Exercise directions
Omit all pictures. Quote only the lines from the one with "Rebuild this diagram" through the end of the material below.
----- Records shown -----
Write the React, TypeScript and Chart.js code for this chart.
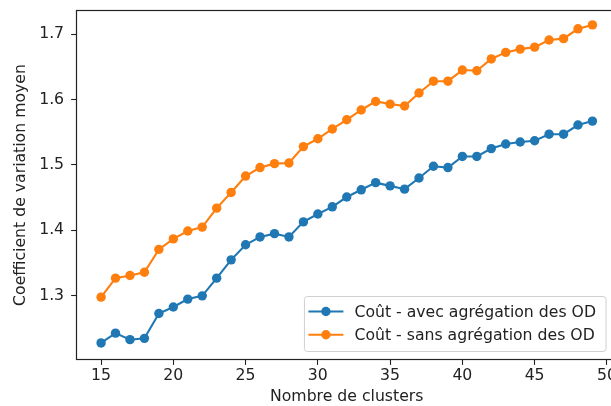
import React, { useEffect, useRef } from "react";
import { Chart, registerables } from "chart.js";

Chart.register(...registerables);

const CLUSTERS = [15, 16, 17, 18, 19, 20, 21, 22, 23, 24, 25, 26, 27, 28, 29, 30, 31, 32, 33, 34, 35, 36, 37, 38, 39, 40, 41, 42, 43, 44, 45, 46, 47, 48, 49];

const AVEC = [1.228, 1.243, 1.233, 1.235, 1.273, 1.283, 1.295, 1.300, 1.327, 1.355, 1.378, 1.390, 1.395, 1.390, 1.413, 1.425, 1.436, 1.451, 1.462, 1.473, 1.468, 1.463, 1.480, 1.498, 1.496, 1.513, 1.513, 1.525, 1.532, 1.535, 1.537, 1.547, 1.547, 1.561, 1.567];

const SANS = [1.298, 1.327, 1.331, 1.336, 1.371, 1.387, 1.399, 1.405, 1.434, 1.458, 1.483, 1.496, 1.502, 1.503, 1.528, 1.540, 1.555, 1.569, 1.584, 1.597, 1.593, 1.590, 1.610, 1.628, 1.628, 1.645, 1.644, 1.662, 1.672, 1.677, 1.680, 1.691, 1.693, 1.708, 1.714];

const X_TICKS = [15, 20, 25, 30, 35, 40, 45, 50];
const Y_TICKS = [1.3, 1.4, 1.5, 1.6, 1.7];

const LABEL_AVEC = "Coût - avec agrégation des OD";
const LABEL_SANS = "Coût - sans agrégation des OD";
const X_TITLE = "Nombre de clusters";
const Y_TITLE = "Coefficient de variation moyen";

const FONT_FAMILY = "'DejaVu Sans', sans-serif";
const FONT_SIZE = 15.7;
const INK = "#222";

const boxPlugin = {
  id: "mplBox",
  afterDraw(chart: any) {
    const { ctx, chartArea } = chart;
    ctx.save();
    // spines
    ctx.strokeStyle = INK;
    ctx.lineWidth = 1.2;
    ctx.strokeRect(chartArea.left, chartArea.top, chartArea.right - chartArea.left, chartArea.bottom - chartArea.top);

    // legend
    ctx.font = `${FONT_SIZE}px ${FONT_FAMILY}`;
    const ds = chart.data.datasets;
    const tw = Math.max(...ds.map((d: any) => ctx.measureText(d.label).width));
    const right = chartArea.right - 11;
    const bottom = chartArea.bottom - 8;
    const w = 50 + tw + 10;
    const h = 55;
    const left = right - w;
    const top = bottom - h;
    const r = 3;
    ctx.beginPath();
    ctx.moveTo(left + r, top);
    ctx.lineTo(right - r, top);
    ctx.arcTo(right, top, right, top + r, r);
    ctx.lineTo(right, bottom - r);
    ctx.arcTo(right, bottom, right - r, bottom, r);
    ctx.lineTo(left + r, bottom);
    ctx.arcTo(left, bottom, left, bottom - r, r);
    ctx.lineTo(left, top + r);
    ctx.arcTo(left, top, left + r, top, r);
    ctx.closePath();
    ctx.fillStyle = "rgba(255,255,255,0.8)";
    ctx.fill();
    ctx.strokeStyle = "#d0d0d0";
    ctx.lineWidth = 1;
    ctx.stroke();

    ds.forEach((d: any, i: number) => {
      const cy = top + 15 + i * 23.3;
      ctx.strokeStyle = d.borderColor;
      ctx.lineWidth = 2.1;
      ctx.beginPath();
      ctx.moveTo(left + 4, cy);
      ctx.lineTo(left + 39, cy);
      ctx.stroke();
      ctx.fillStyle = d.backgroundColor;
      ctx.beginPath();
      ctx.arc(left + 21.5, cy, 4.7, 0, Math.PI * 2);
      ctx.fill();
      ctx.fillStyle = INK;
      ctx.textAlign = "left";
      ctx.textBaseline = "middle";
      ctx.fillText(d.label, left + 50, cy + 1);
    });
    ctx.restore();
  },
};

export default function App() {
  const ref = useRef<HTMLCanvasElement | null>(null);

  useEffect(() => {
    document.body.style.margin = "0";
    const canvas = ref.current;
    if (!canvas) return;
    const tickFont = { family: FONT_FAMILY, size: FONT_SIZE };
    const chart = new Chart(canvas, {
      type: "line",
      data: {
        datasets: [
          {
            label: LABEL_AVEC,
            data: CLUSTERS.map((c, i) => ({ x: c, y: AVEC[i] })),
            borderColor: "#1f77b4",
            backgroundColor: "#1f77b4",
            borderWidth: 2.1,
            pointRadius: 4.7,
            pointHoverRadius: 4.7,
            pointBorderWidth: 0,
            tension: 0,
          },
          {
            label: LABEL_SANS,
            data: CLUSTERS.map((c, i) => ({ x: c, y: SANS[i] })),
            borderColor: "#ff7f0e",
            backgroundColor: "#ff7f0e",
            borderWidth: 2.1,
            pointRadius: 4.7,
            pointHoverRadius: 4.7,
            pointBorderWidth: 0,
            tension: 0,
          },
        ],
      },
      options: {
        animation: false,
        responsive: false,
        devicePixelRatio: 1,
        layout: { padding: { left: 0, top: 10.5, right: 13, bottom: 0 } },
        plugins: { legend: { display: false }, tooltip: { enabled: false } },
        scales: {
          x: {
            type: "linear",
            min: 13.3,
            max: 50.7,
            afterBuildTicks: (s: any) => {
              s.ticks = X_TICKS.map((v) => ({ value: v }));
            },
            afterFit: (s: any) => {
              s.height = 46.5;
              s.paddingLeft = 0;
              s.paddingRight = 0;
            },
            grid: { display: true, drawOnChartArea: false, drawTicks: true, tickLength: 5.4, tickColor: INK, tickWidth: 1.1 },
            border: { display: false },
            ticks: { font: tickFont, color: INK, padding: 2, maxRotation: 0, autoSkip: false, callback: (v: any) => String(v) },
            title: { display: true, text: X_TITLE, font: tickFont, color: INK, padding: 0 },
          },
          y: {
            type: "linear",
            min: 1.2027,
            max: 1.736,
            afterBuildTicks: (s: any) => {
              s.ticks = Y_TICKS.map((v) => ({ value: v }));
            },
            afterFit: (s: any) => {
              s.width = 76.5;
              s.paddingTop = 0;
              s.paddingBottom = 0;
            },
            grid: { display: true, drawOnChartArea: false, drawTicks: true, tickLength: 5.4, tickColor: INK, tickWidth: 1.1 },
            border: { display: false },
            ticks: { font: tickFont, color: INK, padding: 7, autoSkip: false, callback: (v: any) => Number(v).toFixed(1) },
            title: { display: true, text: Y_TITLE, font: tickFont, color: INK, padding: { top: 12, bottom: 0 } },
          },
        },
      },
      plugins: [boxPlugin],
    } as any);
    return () => chart.destroy();
  }, []);

  return (
    <div style={{ width: 611, height: 406, overflow: "hidden", position: "relative", background: "#fff" }}>
      <canvas ref={ref} width={630} height={406} style={{ width: 630, height: 406, display: "block" }} />
    </div>
  );
}
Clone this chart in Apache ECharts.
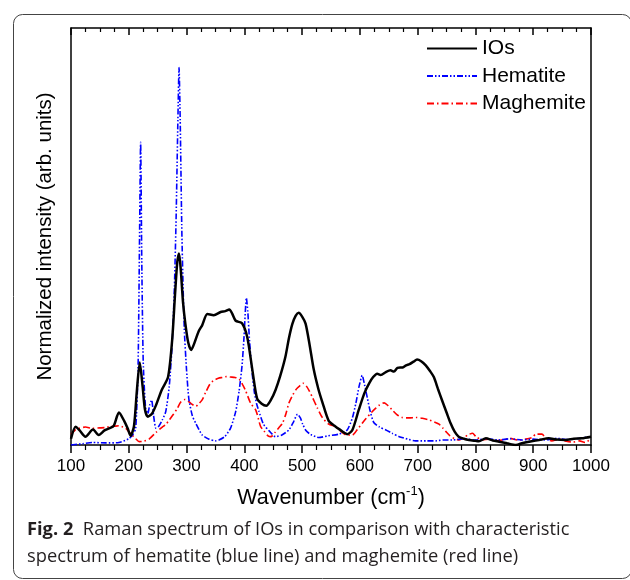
<!DOCTYPE html>
<html>
<head>
<meta charset="utf-8">
<script src="https://cdn.jsdelivr.net/npm/echarts@6/dist/echarts.min.js"></script>
<style>html,body{margin:0;padding:0;background:#fff;}#c{width:630px;height:580px;}</style>
</head>
<body>
<div id="c"></div>
<script>
// ---- data ----
const xTicks = [100, 200, 300, 400, 500, 600, 700, 800, 900, 1000];

const iosX = [100,108,115,125,138,148,158,166,174,183,192,198,203,209,214,219,224,228,233,240,247,257,268,275,280,284,287,290,294,298,303,308,315,321,327,336,347,359,367,374,379,385,396,405,414,422,430,438,446,454,462,471,477,483,489,494,500,506,513,520,528,535,546,556,564,578,587,598,608,616,623,630,636,645,653,659,665,674,680,686,693,699,706,714,721,728,735,742,750,757,764,771,780,789,800,806,818,830,841,855,870,882,893,910,927,940,956,970,984,1000];
const iosY = [1.5,4.4,3.5,2.0,3.7,2.4,3.5,4.0,4.6,7.8,5.8,4.0,2.2,4.5,13,19.8,14,8.5,6.8,7.5,9.5,13.2,16.3,25,36,44,45.9,42,34,29,24.5,22.8,25,27.3,28.7,31.4,31.1,31.9,32.1,32.5,31.5,29.8,29.2,25.9,17.9,11.2,9.9,9.4,10.8,13.2,16.5,21.1,25.5,29.0,31.0,31.7,30.8,29.1,24,18.2,13.5,10.3,5.8,4.6,3.8,2.6,3.6,8.4,12.5,14.8,16.3,17.1,16.8,17.5,17.9,17.6,18.5,18.6,19.1,19.4,20.0,20.5,20.1,19.1,17.8,16.3,13.5,10.8,7.8,5.2,3.2,2.0,1.5,1.2,1.0,0.9,1.6,1.1,0.8,0.4,0.0,0.5,0.8,1.2,1.6,1.3,1.2,1.5,1.6,2.0];

const hemX = [100,120,137,160,183,200,207,212,216,218.5,220.5,222.5,225,229,233,236,239.5,243,247,252,258,264,270,275,279,282,285,287,289,292,296,300,304,310,316,327,339,350,356,366,376,385,391,396,399.5,403.5,406,409,413,417,421,425,433,443,454,465,477,485,492,497,501,507,515,529,545,564,578,587,593,598.5,604,608,613,618,624,634,645,656,668,683,696,715,731,745,760,780,800,820,840,860,880,900,920,940,960,980,1000];
const hemY = [0.0,0.3,0.6,0.5,0.6,1.5,2.5,4,18,48,72.6,44,20,9,7.5,9.5,10.8,7,4,4.5,6,8,14,24,38,55,78,90.5,78,50,28,18,11,7,5.2,2.4,1.4,1.0,1.2,2.0,4.0,8,13,19,26,35.3,32,25,18,13,10,8.2,5,3.4,2.0,2.4,3.6,5.5,7.4,6.5,5.0,3.4,2.5,1.8,2.2,2.6,3.6,6.5,10,14,16.7,14.5,11.2,8,5.4,4.3,3.6,2.8,2.0,1.4,1.0,1.0,1.0,1.2,1.2,1.5,1.2,1.5,1.2,1.5,1.2,1.4,1.2,1.6,1.3,1.6,2.0];

const magX = [100,108,114,125,137,150,160,166,175,183,190,195,200,207,212,218,226,235,247,258,264,270,277,284,290,297,303,309,316,322,327,333,340,346,355,362,369,376,384,391,397,402,411,420,428,434,441,446,453,460,466,472,477,483,490,496,502,508,513,518,526,535,546,558,567,576,587,596,604,611,620,628,634,642,649,656,664,673,685,697,708,720,729,737,744,749,756,764,772,780,788,795,801,812,823,835,846,860,873,887,898,905,915,922,932,945,955,968,980,990,1000];
const magY = [2.5,3.7,4.0,4.3,4.0,4.1,4.2,4.4,4.5,4.6,4.3,4.0,3.2,2.2,1.5,0.8,0.9,1.4,3.0,4.3,4.9,6.0,7.3,8.8,10.3,10.9,10.5,9.8,9.3,10.0,10.8,12.6,14.5,15.4,16.0,16.2,16.4,16.3,16.2,15.8,14.5,13.1,10.0,8.3,4.5,3.4,2.2,2.0,3.0,4.2,5.2,7.5,10.0,11.8,13.4,14.2,14.8,14.0,12.8,11.4,9.0,6.6,5.0,4.4,3.3,2.4,2.4,3.8,5.2,6.4,7.8,8.9,9.6,10.1,9.4,8.4,7.3,6.6,6.5,6.6,6.4,6.0,5.5,5.0,4.0,3.2,2.2,1.5,1.2,1.8,2.5,2.8,2.0,1.2,1.4,1.0,1.2,1.6,1.2,1.4,1.8,2.6,2.6,1.6,1.0,1.4,1.0,0.7,1.0,0.6,1.6];

const seriesNames = ['IOs', 'Hematite', 'Maghemite'];
const caption1 = 'Raman spectrum of IOs in comparison with characteristic';
const caption2 = 'spectrum of hematite (blue line) and maghemite (red line)';

const pair = (xs, ys) => xs.map((x, i) => [x, ys[i]]);

const chart = echarts.init(document.getElementById('c'), null, {renderer: 'canvas'});
const AX = 'Liberation Sans, Arial, sans-serif';
const CAP = 'Open Sans, Noto Sans, sans-serif';

chart.setOption({
  animation: false,
  backgroundColor: '#fff',
  grid: {left: 71, right: 39, top: 28, bottom: 135, containLabel: false},
  legend: {
    orient: 'vertical', left: 426, top: 38, padding: 0,
    itemWidth: 50, itemHeight: 20, itemGap: 6.5,
    itemStyle: {color: 'rgba(0,0,0,0)', borderColor: 'rgba(0,0,0,0)', borderWidth: 0},
    textStyle: {fontFamily: AX, fontSize: 21, color: '#000'},
    data: seriesNames
  },
  xAxis: [{
    type: 'value', position: 'bottom', min: xTicks[0], max: xTicks[xTicks.length - 1], interval: 100,
    axisLine: {show: true, onZero: false, lineStyle: {color: '#000', width: 1.5}},
    axisTick: {show: true, inside: false, length: 8, lineStyle: {color: '#000', width: 1.5}},
    minorTick: {show: true, splitNumber: 4, length: 5, lineStyle: {color: '#000', width: 1.2}},
    axisLabel: {show: true, margin: 13, fontFamily: AX, fontSize: 17, color: '#000', formatter: v => String(v)},
    splitLine: {show: false},
    name: '{a|Wavenumber (cm}{s|-1}{a|)}', nameLocation: 'middle', nameGap: 40,
    nameTextStyle: {rich: {
      a: {fontFamily: AX, fontSize: 21.5, color: '#000', lineHeight: 26},
      s: {fontFamily: AX, fontSize: 13, color: '#000', verticalAlign: 'top', lineHeight: 26, padding: [0, 0, 8, 0]}
    }}
  }, {
    type: 'value', position: 'top', min: xTicks[0], max: xTicks[xTicks.length - 1], interval: 100,
    axisLine: {show: true, onZero: false, lineStyle: {color: '#000', width: 1.5}},
    axisTick: {show: true, inside: true, length: 7, lineStyle: {color: '#000', width: 1.5}},
    minorTick: {show: true, splitNumber: 4, length: 4, lineStyle: {color: '#000', width: 1.2}},
    axisLabel: {show: false},
    splitLine: {show: false}
  }],
  yAxis: [{
    type: 'value', position: 'left', min: 0, max: 100,
    axisLine: {show: true, onZero: false, lineStyle: {color: '#000', width: 1.5}},
    axisTick: {show: false}, axisLabel: {show: false}, splitLine: {show: false},
    name: 'Normalized intensity (arb. units)', nameLocation: 'middle', nameGap: 15,
    nameTextStyle: {fontFamily: AX, fontSize: 20.5, color: '#000'}
  }, {
    type: 'value', position: 'right', min: 0, max: 100,
    axisLine: {show: true, onZero: false, lineStyle: {color: '#000', width: 1.5}},
    axisTick: {show: false}, axisLabel: {show: false}, splitLine: {show: false}
  }],
  series: [{
    name: seriesNames[0], type: 'line', data: pair(iosX, iosY), symbol: 'none', smooth: 0.25, z: 3,
    lineStyle: {color: '#000', width: 2.5, type: 'solid'}, itemStyle: {color: '#000'}
  }, {
    name: seriesNames[1], type: 'line', data: pair(hemX, hemY), symbol: 'none', smooth: 0.2, z: 2,
    lineStyle: {color: '#0000ff', width: 1.6, type: [6, 2, 1.5, 2, 1.5, 2]}, itemStyle: {color: '#0000ff'}
  }, {
    name: seriesNames[2], type: 'line', data: pair(magX, magY), symbol: 'none', smooth: 0.25, z: 1,
    lineStyle: {color: '#ff0000', width: 1.6, type: [7, 3, 1.5, 3]}, itemStyle: {color: '#ff0000'}
  }],
  graphic: [{
    type: 'rect', left: 11, top: 12, silent: true,
    shape: {width: 618, height: 564, r: 9},
    style: {fill: 'none', stroke: '#444', lineWidth: 1}
  }, {
    type: 'text', left: 27, top: 521, silent: true,
    style: {
      text: '{b|Fig. 2}  ' + caption1,
      fontFamily: CAP, fontSize: 18.3, fill: '#231f20',
      rich: {b: {fontFamily: CAP, fontWeight: 'bold', fontSize: 18.3, fill: '#231f20'}}
    }
  }, {
    type: 'text', left: 27, top: 548, silent: true,
    style: {text: caption2, fontFamily: CAP, fontSize: 18.3, fill: '#231f20'}
  }]
});
</script>
</body>
</html>
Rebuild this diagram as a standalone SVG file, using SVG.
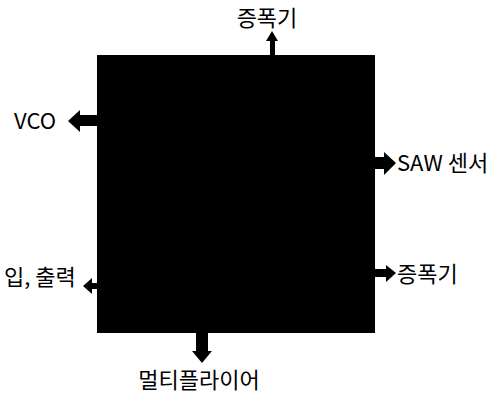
<svg xmlns="http://www.w3.org/2000/svg" width="494" height="395" viewBox="0 0 494 395">
<style>
.lbl{font-family:"Noto Sans CJK KR","Noto Sans",sans-serif;font-size:22px;fill:#000}
.arr{fill:#000}
</style>
<rect width="494" height="395" fill="#fff"/>
<g id="chip"><rect x="97" y="55" width="278" height="278" fill="#000"/></g>
<g id="connectors">
<polygon class="arr" points="270,55 270,41 266,41 272,31 278,41 275,41 275,55"/>
<polygon class="arr" points="97,115 80,115 80,110 68,121 80,132 80,126 97,126"/>
<polygon class="arr" points="375,157 384,157 384,152 396,163 384,175 384,169 375,169"/>
<polygon class="arr" points="97,283 92,283 92,278 83,286 92,294 92,289 97,289"/>
<polygon class="arr" points="375,269 386,269 386,265 396,273 386,282 386,277 375,277"/>
<polygon class="arr" points="196,333 196,351 192,351 202,363 212,351 208,351 208,333"/>
</g>
<g id="label-top"><text class="lbl" x="267" y="26" text-anchor="middle">증폭기</text></g>
<g id="label-vco"><text class="lbl" x="14" y="129">VCO</text></g>
<g id="label-saw"><text class="lbl" x="397" y="171">SAW 센서</text></g>
<g id="label-io"><text class="lbl" x="4" y="285">입, 출력</text></g>
<g id="label-amp"><text class="lbl" x="397" y="282">증폭기</text></g>
<g id="label-mult"><text class="lbl" x="199" y="388" text-anchor="middle">멀티플라이어</text></g>
</svg>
-----
Response to this task
Rebuild this diagram as a standalone SVG file, using SVG.
<svg xmlns="http://www.w3.org/2000/svg" width="494" height="395" viewBox="0 0 494 395">
<style>
.lbl{font-family:"Noto Sans CJK KR","Noto Sans",sans-serif;font-size:22px;fill:#000}
.arr{fill:#000}
</style>
<rect width="494" height="395" fill="#fff"/>
<g id="chip"><rect x="97" y="55" width="278" height="278" fill="#000"/></g>
<g id="connectors">
<polygon class="arr" points="270,55 270,41 266,41 272,31 278,41 275,41 275,55"/>
<polygon class="arr" points="97,115 80,115 80,110 68,121 80,132 80,126 97,126"/>
<polygon class="arr" points="375,157 384,157 384,152 396,163 384,175 384,169 375,169"/>
<polygon class="arr" points="97,283 92,283 92,278 83,286 92,294 92,289 97,289"/>
<polygon class="arr" points="375,269 386,269 386,265 396,273 386,282 386,277 375,277"/>
<polygon class="arr" points="196,333 196,351 192,351 202,363 212,351 208,351 208,333"/>
</g>
<g id="label-top"><text class="lbl" x="267" y="26" text-anchor="middle">증폭기</text></g>
<g id="label-vco"><text class="lbl" x="14" y="129">VCO</text></g>
<g id="label-saw"><text class="lbl" x="397" y="171">SAW 센서</text></g>
<g id="label-io"><text class="lbl" x="4" y="285">입, 출력</text></g>
<g id="label-amp"><text class="lbl" x="397" y="282">증폭기</text></g>
<g id="label-mult"><text class="lbl" x="199" y="388" text-anchor="middle">멀티플라이어</text></g>
</svg>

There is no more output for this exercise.